Stated exercise: Write the data out again, character for character, with no images.

Stored data:
####################
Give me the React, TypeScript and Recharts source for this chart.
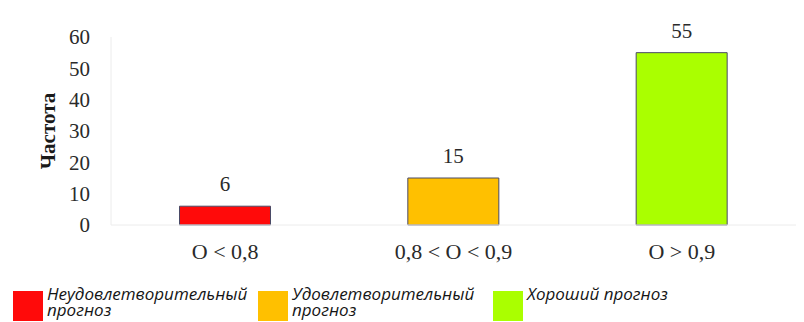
import { BarChart, Bar, XAxis, YAxis, Cell, LabelList } from "recharts";

// grouping by score range and how many cases fell in each
const categories = ["O < 0,8", "0,8 < O < 0,9", "O > 0,9"];
const counts = [6, 15, 55];
const barColors = ["#ff0a0a", "#ffc000", "#aaff00"];
const yTicks = [0, 10, 20, 30, 40, 50, 60];

const legendItems = [
  { color: "#ff0a0a", text: "Неудовлетворительный прогноз", left: 13 },
  { color: "#ffc000", text: "Удовлетворительный прогноз", left: 258 },
  { color: "#aaff00", text: "Хороший прогноз", left: 493 },
];

const data = categories.map((name, i) => ({ name, value: counts[i] }));

const serif = '"Liberation Serif", "Times New Roman", serif';

export default function App() {
  return (
    <div
      style={{
        position: "absolute",
        left: 0,
        top: 0,
        width: 804,
        height: 322,
        background: "#fff",
        overflow: "hidden",
      }}
    >
      <BarChart
        width={804}
        height={270}
        data={data}
        margin={{ top: 37, right: 8, left: 0, bottom: 0 }}
        barCategoryGap="30%"
      >
        <XAxis
          dataKey="name"
          height={45}
          tickLine={false}
          tickSize={0}
          tickMargin={18}
          axisLine={{ stroke: "#ececec" }}
          tick={{ fill: "#2a2a2a", fontSize: 22, fontFamily: serif }}
        />
        <YAxis
          width={111}
          domain={[0, 60]}
          ticks={yTicks}
          tickLine={false}
          tickSize={0}
          tickMargin={21}
          axisLine={{ stroke: "#ececec" }}
          tick={{ fill: "#2a2a2a", fontSize: 21, fontFamily: serif }}
          label={{
            content: ({ viewBox }: any) => {
              const cx = viewBox.x + 48;
              const cy = viewBox.y + viewBox.height / 2;
              return (
                <text
                  x={cx}
                  y={cy}
                  transform={`rotate(-90, ${cx}, ${cy})`}
                  textAnchor="middle"
                  dominantBaseline="central"
                  fontFamily={serif}
                  fontWeight="bold"
                  fontSize={21}
                  fill="#1a1a1a"
                >
                  Частота
                </text>
              );
            },
          }}
        />
        <Bar dataKey="value" stroke="#4a4a66" strokeWidth={1} isAnimationActive={false}>
          {data.map((d, i) => (
            <Cell key={d.name} fill={barColors[i]} />
          ))}
          <LabelList
            dataKey="value"
            position="top"
            offset={15}
            fill="#2a2a2a"
            fontSize={21}
            fontFamily={serif}
          />
        </Bar>
      </BarChart>
      {legendItems.map((item) => (
        <div
          key={item.text}
          style={{
            position: "absolute",
            left: item.left,
            top: 291,
            display: "flex",
            alignItems: "flex-start",
          }}
        >
          <div style={{ width: 30, height: 30, background: item.color, flexShrink: 0 }} />
          <div
            style={{
              marginLeft: 4,
              marginTop: -5,
              width: 200,
              fontFamily: '"Open Sans", sans-serif',
              fontStyle: "italic",
              fontSize: 17,
              lineHeight: "16px",
              color: "#151515",
            }}
          >
            {item.text}
          </div>
        </div>
      ))}
    </div>
  );
}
####################
Written answer:
Give me the React, TypeScript and Recharts source for this chart.
import { BarChart, Bar, XAxis, YAxis, Cell, LabelList } from "recharts";

// grouping by score range and how many cases fell in each
const categories = ["O < 0,8", "0,8 < O < 0,9", "O > 0,9"];
const counts = [6, 15, 55];
const barColors = ["#ff0a0a", "#ffc000", "#aaff00"];
const yTicks = [0, 10, 20, 30, 40, 50, 60];

const legendItems = [
  { color: "#ff0a0a", text: "Неудовлетворительный прогноз", left: 13 },
  { color: "#ffc000", text: "Удовлетворительный прогноз", left: 258 },
  { color: "#aaff00", text: "Хороший прогноз", left: 493 },
];

const data = categories.map((name, i) => ({ name, value: counts[i] }));

const serif = '"Liberation Serif", "Times New Roman", serif';

export default function App() {
  return (
    <div
      style={{
        position: "absolute",
        left: 0,
        top: 0,
        width: 804,
        height: 322,
        background: "#fff",
        overflow: "hidden",
      }}
    >
      <BarChart
        width={804}
        height={270}
        data={data}
        margin={{ top: 37, right: 8, left: 0, bottom: 0 }}
        barCategoryGap="30%"
      >
        <XAxis
          dataKey="name"
          height={45}
          tickLine={false}
          tickSize={0}
          tickMargin={18}
          axisLine={{ stroke: "#ececec" }}
          tick={{ fill: "#2a2a2a", fontSize: 22, fontFamily: serif }}
        />
        <YAxis
          width={111}
          domain={[0, 60]}
          ticks={yTicks}
          tickLine={false}
          tickSize={0}
          tickMargin={21}
          axisLine={{ stroke: "#ececec" }}
          tick={{ fill: "#2a2a2a", fontSize: 21, fontFamily: serif }}
          label={{
            content: ({ viewBox }: any) => {
              const cx = viewBox.x + 48;
              const cy = viewBox.y + viewBox.height / 2;
              return (
                <text
                  x={cx}
                  y={cy}
                  transform={`rotate(-90, ${cx}, ${cy})`}
                  textAnchor="middle"
                  dominantBaseline="central"
                  fontFamily={serif}
                  fontWeight="bold"
                  fontSize={21}
                  fill="#1a1a1a"
                >
                  Частота
                </text>
              );
            },
          }}
        />
        <Bar dataKey="value" stroke="#4a4a66" strokeWidth={1} isAnimationActive={false}>
          {data.map((d, i) => (
            <Cell key={d.name} fill={barColors[i]} />
          ))}
          <LabelList
            dataKey="value"
            position="top"
            offset={15}
            fill="#2a2a2a"
            fontSize={21}
            fontFamily={serif}
          />
        </Bar>
      </BarChart>
      {legendItems.map((item) => (
        <div
          key={item.text}
          style={{
            position: "absolute",
            left: item.left,
            top: 291,
            display: "flex",
            alignItems: "flex-start",
          }}
        >
          <div style={{ width: 30, height: 30, background: item.color, flexShrink: 0 }} />
          <div
            style={{
              marginLeft: 4,
              marginTop: -5,
              width: 200,
              fontFamily: '"Open Sans", sans-serif',
              fontStyle: "italic",
              fontSize: 17,
              lineHeight: "16px",
              color: "#151515",
            }}
          >
            {item.text}
          </div>
        </div>
      ))}
    </div>
  );
}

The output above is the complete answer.